Building on an initial exploration on this theme at DSA 2023 Conference, we propose a panel that focuses upon relational perspectives on socionature justice and what these can offer to mainstream development and environment discourse and practice. The concept of socionatures emphasizes the inherent interdependencies and entanglements between the social and the natural, rejecting rigid dichotomies between humans and nature (i.e. a non-dualist approach), and foregrounds processes of becoming. Research in this field unpacks the process of production creating socionatures, as well as the labours and agency or vitality of the human, non-human and inhuman and the uneven power relationships involved (Bear, 2017). Relational philosophies include many Indigenous cosmologies, but also some Eastern religions and academic scholarship on relationality, including affect theory (Deleuze and Gattari, 1993), the more-than-human (e.g.
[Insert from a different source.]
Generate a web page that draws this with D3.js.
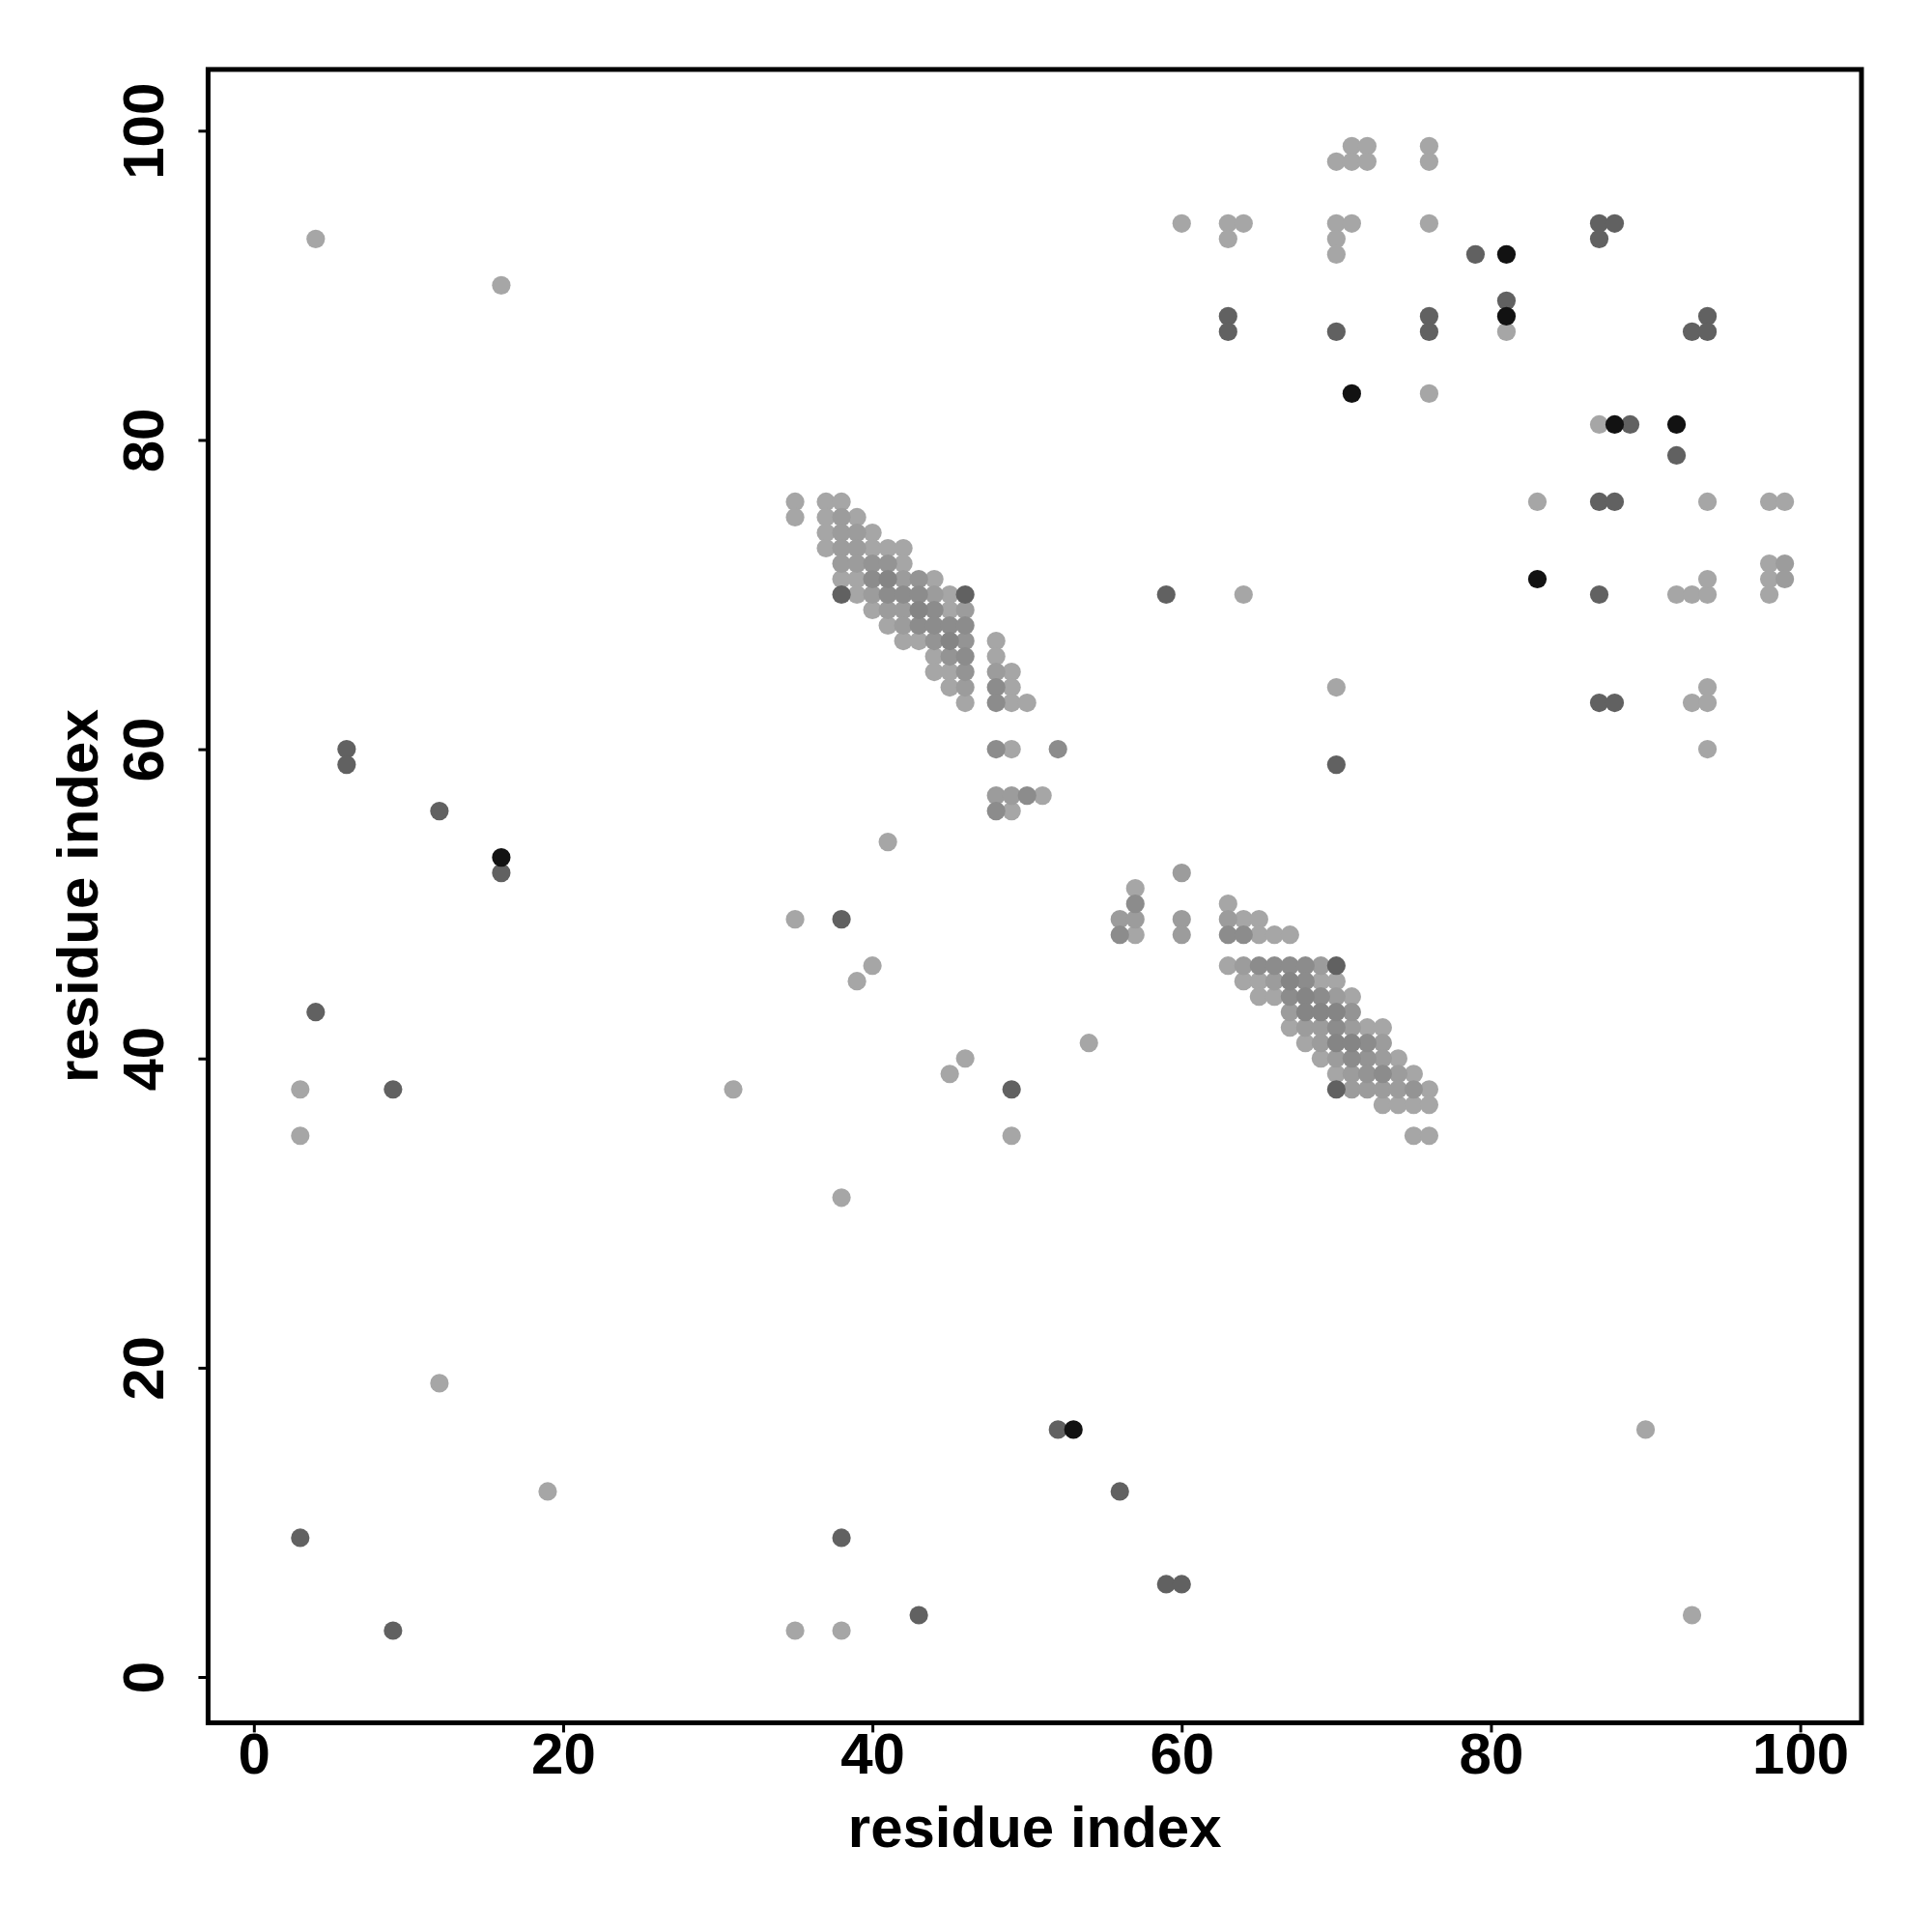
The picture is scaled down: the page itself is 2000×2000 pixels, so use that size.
<!DOCTYPE html>
<html>
<head>
<meta charset="utf-8">
<script src="https://cdn.jsdelivr.net/npm/d3@7"></script>
<style>
  html, body { margin: 0; padding: 0; background: #ffffff; }
  svg { display: block; }
  text { font-family: "Liberation Sans", Arial, Helvetica, sans-serif; font-weight: bold; }
</style>
</head>
<body>
<svg id="chart" width="2000" height="2000"></svg>
<script>
// ---- shade levels (gray intensity, 0 = black, 1 = white) ----
const L = 0.65, A = 0.61, B = 0.58, C = 0.55, E = 0.52, M = 0.38, D = 0.07;

// ---- axis ticks ----
const xTicks = [0, 20, 40, 60, 80, 100];
const yTicks = [0, 20, 40, 60, 80, 100];
const xLabel = "residue index";
const yLabel = "residue index";

// ---- contacts: [residue i, residue j, shade] ----
const scatteredContacts = [
  [4,93,L],[16,90,L],[6,60,M],[6,59,M],[12,56,M],[16,53,D],[16,52,M],[4,43,M],
  [3,38,L],[3,35,L],[9,38,M],[31,38,L],[12,19,L],[19,12,L],[3,9,M],[9,3,M],
  [35,3,L],[38,3,L],[38,9,M],[43,4,M],[38,31,L],[35,49,L],[38,49,M],[39,45,L],
  [40,46,L],[41,54,L],[45,39,L],[46,40,L],[49,38,M],[49,35,L],[54,41,L],
  [52,16,M],[53,16,D],[56,12,M],[59,6,M],[60,6,M],[90,16,L],[93,4,L],
  [59,70,M],[64,70,L],[70,64,L],[70,59,M]
];

const upperRightContacts = [
  [71,99,L],[72,99,L],[70,98,L],[71,98,L],[72,98,L],[76,99,L],[76,98,L],
  [60,94,L],[63,94,L],[64,94,L],[63,93,L],[70,94,L],[71,94,L],[70,93,L],[70,92,L],[76,94,L],
  [79,92,M],[81,92,D],[81,89,M],[81,88,D],[81,87,L],
  [63,88,M],[63,87,M],[70,87,M],[76,88,M],[76,87,M],
  [71,83,D],[76,83,L],
  [87,94,M],[88,94,M],[87,93,M],
  [94,88,M],[93,87,M],[94,87,M],
  [87,81,L],[88,81,D],[89,81,M],[92,81,D],[92,79,M],
  [83,76,L],[87,76,M],[88,76,M],[94,76,L],[98,76,L],[99,76,L],
  [83,71,D],[87,70,M],[92,70,L],[93,70,L],[94,70,L],[94,71,L],
  [98,72,L],[99,72,A],[98,71,L],[99,71,A],[98,70,L],
  [87,63,M],[88,63,M],[94,64,L],[93,63,L],[94,63,L],[94,60,L]
];

const sheetAContacts = [
  [35,76,L],[37,76,L],[38,76,L],
  [35,75,L],[37,75,L],[38,75,A],[39,75,L],
  [37,74,L],[38,74,A],[39,74,A],[40,74,L],
  [37,73,L],[38,73,A],[39,73,A],[40,73,L],[41,73,L],[42,73,L],
  [38,72,A],[39,72,A],[40,72,B],[41,72,B],[42,72,L],
  [38,71,L],[39,71,L],[40,71,C],[41,71,E],[42,71,A],[43,71,B],[44,71,L],
  [38,70,M],[39,70,L],[40,70,A],[41,70,C],[42,70,C],[43,70,C],[44,70,A],[45,70,L],[46,70,M],
  [40,69,L],[41,69,A],[42,69,A],[43,69,E],[44,69,C],[45,69,L],[46,69,A],
  [41,68,L],[42,68,A],[43,68,C],[44,68,C],[45,68,C],[46,68,C],
  [42,67,L],[43,67,L],[44,67,B],[45,67,E],[46,67,B],[48,67,L],
  [44,66,L],[45,66,B],[46,66,C],[48,66,L],
  [44,65,L],[45,65,L],[46,65,B],[48,65,A],[49,65,L],
  [45,64,L],[46,64,A],[48,64,C],[49,64,L],
  [46,63,L],[48,63,C],[49,63,L],[50,63,L],
  [48,60,C],[49,60,L],[52,60,C],
  [48,57,A],[49,57,A],[50,57,C],[51,57,L],
  [48,56,C],[49,56,L]
];

const sheetBContacts = [
  [60,52,A],
  [57,51,L],
  [57,50,C],[63,50,L],
  [56,49,A],[57,49,A],[60,49,A],[63,49,A],[64,49,L],[65,49,L],
  [56,48,C],[57,48,L],[60,48,A],[63,48,C],[64,48,C],[65,48,L],[66,48,L],[67,48,L],
  [63,46,L],[64,46,A],[65,46,C],[66,46,C],[67,46,C],[68,46,C],[69,46,A],[70,46,M],
  [64,45,L],[65,45,L],[66,45,A],[67,45,E],[68,45,C],[69,45,L],[70,45,L],
  [65,44,L],[66,44,L],[67,44,C],[68,44,E],[69,44,C],[70,44,A],[71,44,L],
  [67,43,A],[68,43,E],[69,43,E],[70,43,E],[71,43,B],
  [67,42,L],[68,42,A],[69,42,A],[70,42,C],[71,42,A],[72,42,L],[73,42,L],
  [68,41,L],[69,41,A],[70,41,E],[71,41,E],[72,41,C],[73,41,A],
  [69,40,L],[70,40,A],[71,40,C],[72,40,B],[73,40,A],[74,40,L],
  [70,39,L],[71,39,A],[72,39,B],[73,39,C],[74,39,A],[75,39,L],
  [70,38,M],[71,38,A],[72,38,A],[73,38,A],[74,38,A],[75,38,B],[76,38,L],
  [73,37,L],[74,37,L],[75,37,L],[76,37,L],
  [75,35,L],[76,35,L]
];

// ---- layout ----
const plotLeft = 215.4, plotRight = 1927, plotTop = 71.9, plotBottom = 1783.4;

const x = d3.scaleLinear().domain([-2.96, 103.96]).range([plotLeft, plotRight]);
const y = d3.scaleLinear().domain([-2.96, 103.96]).range([plotBottom, plotTop]);
const gray = d3.scaleLinear().domain([0, 1]).range(["#000000", "#ffffff"]);

const svg = d3.select("#chart");
svg.append("rect").attr("width", 2000).attr("height", 2000).attr("fill", "#ffffff");

const allContacts = [].concat(scatteredContacts, upperRightContacts, sheetAContacts, sheetBContacts)
  .map(d => ({ i: d[0], j: d[1], s: d[2] }))
  .sort((a, b) => b.s - a.s);

svg.append("g")
  .selectAll("circle")
  .data(allContacts)
  .join("circle")
  .attr("cx", d => x(d.i))
  .attr("cy", d => y(d.j))
  .attr("r", 9.6)
  .attr("fill", d => gray(d.s));

// ---- axes ----
const xAxis = svg.append("g")
  .attr("transform", `translate(0,${plotBottom})`)
  .call(d3.axisBottom(x).tickValues(xTicks).tickSize(10).tickSizeOuter(0).tickFormat(d3.format("d")));
xAxis.select(".domain").remove();
xAxis.selectAll(".tick line").attr("stroke", "#000").attr("stroke-width", 3);
xAxis.selectAll(".tick text")
  .attr("y", 53).attr("dy", null)
  .attr("fill", "#000")
  .style("font-size", "60px")
  .style("font-family", "'Liberation Sans', Arial, sans-serif")
  .style("font-weight", "bold");

const yAxis = svg.append("g")
  .attr("transform", `translate(${plotLeft},0)`)
  .call(d3.axisLeft(y).tickValues(yTicks).tickSize(10).tickSizeOuter(0).tickFormat(d3.format("d")));
yAxis.select(".domain").remove();
yAxis.selectAll(".tick line").attr("stroke", "#000").attr("stroke-width", 3);
yAxis.selectAll(".tick text")
  .attr("x", 0).attr("y", -46).attr("dy", null)
  .attr("transform", "rotate(-90)")
  .attr("text-anchor", "middle")
  .attr("fill", "#000")
  .style("font-size", "60px")
  .style("font-family", "'Liberation Sans', Arial, sans-serif")
  .style("font-weight", "bold");

// ---- box ----
svg.append("rect")
  .attr("x", plotLeft).attr("y", plotTop)
  .attr("width", plotRight - plotLeft).attr("height", plotBottom - plotTop)
  .attr("fill", "none").attr("stroke", "#000").attr("stroke-width", 5);

// ---- axis titles ----
svg.append("text")
  .attr("x", (plotLeft + plotRight) / 2).attr("y", 1912)
  .attr("text-anchor", "middle")
  .style("font-size", "60px")
  .text(xLabel);

svg.append("text")
  .attr("transform", `translate(101,${(plotTop + plotBottom) / 2}) rotate(-90)`)
  .attr("text-anchor", "middle")
  .style("font-size", "60px")
  .text(yLabel);
</script>
</body>
</html>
Haraway, 2016), animism and emotional ecologies (González-Hidalgo, M., and Zografos, 2020). We invite papers, presentations and artworks that creatively explore new ways of thinking and being, drawing upon and contributing to relational and Indigenous philosophies, new materialisms and eco-Marxism, to explore the implications for (post)-development and decolonial approaches. We encourage submissions from political ecology, relationality, environmental sociology and anthropology, and arts scholars and practitioners, and Indigenous scholars and representatives. Collectively, we hope to explore pathways to pluriversal (Escobar, 2018), socionature justices. We ask what are the barriers, opportunities and assemblages needed to stimulate progressive change based on ethics of care and solidarity? We also invite consideration of methodological innovations and implications for research practice of such relational perspectives.